Awesome
Video Feature Extraction with Video Swin Transformer
Installation
Please see the instruction of the original repo.
Preparation
Video List
Create a video list with each line containing a video path and a dummy label. For example,
/PATH/TO/video1.mp4 0
/PATH/TO/video2.mp4 0
...
Checkpoints
Download checkpoints from the orginal repo.
Usage
python tools/extract.py \
CONFIG \
CHECKPOINT \
OUTPUT \
--cfg-options \
data.test.ann_file=FILE_LIST \
[OTHER_OPTIONS] \
[--dataset DATASET]
This implementation only supports feature extraction with Swin-B pre-trained on Kinetics 400 or 600 and running on a single GPU. For example, to extract features of VATEX with Swin-B pre-trained on Kinetics 600,
python tools/extract.py \
configs/recognition/swin/swin_base_patch244_window877_kinetics600_22k.py \
swin_base_patch244_window877_kinetics600_22k.pth \
vatex.h5 \
--cfg-options \
data.test.ann_file=vatex.txt \
data.test.pipeline.1.window_interval=32 \
model.test_cfg.max_testing_views=4 \
--dataset vatex
Set data.test.pipeline.1.window_interval
to adjust the number of frames between two windows.

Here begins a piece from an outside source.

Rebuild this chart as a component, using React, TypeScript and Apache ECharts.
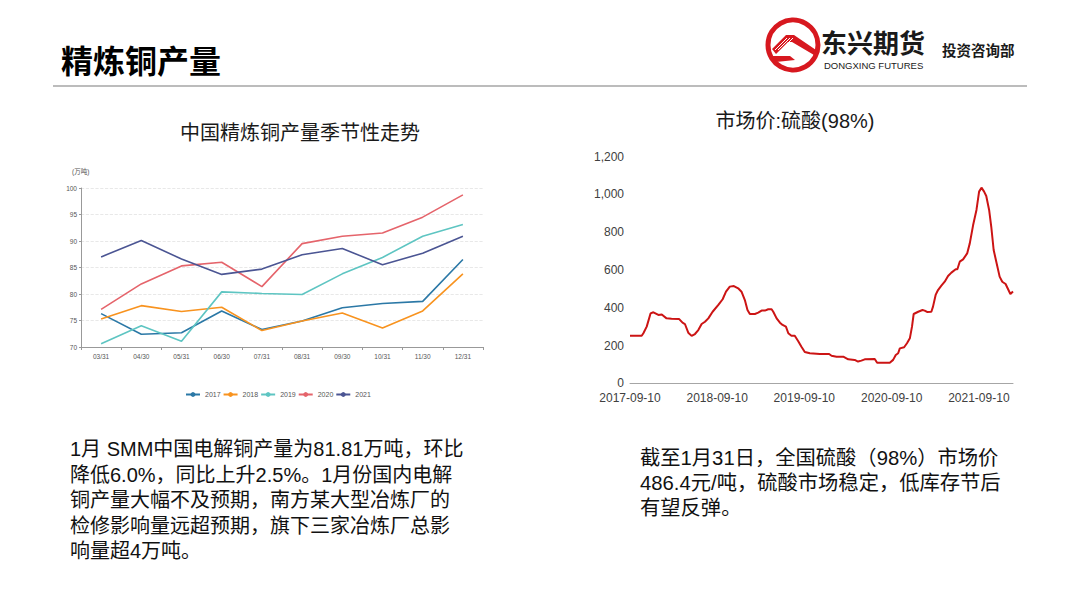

Set model.test_cfg.max_testing_views
to fit your GPU memory size.
The features of all videos are collected in an hdf5 file OUTPUT
.
Specify --dataset
if you need a customed key for mapping to video feature in the hdf5 file.
You have to implement the key parser in the function get_key_parser
in tools/extract.py
, which, given a video path, outputs the video feature key.
The default feature key of a video is its file name without the path and extension.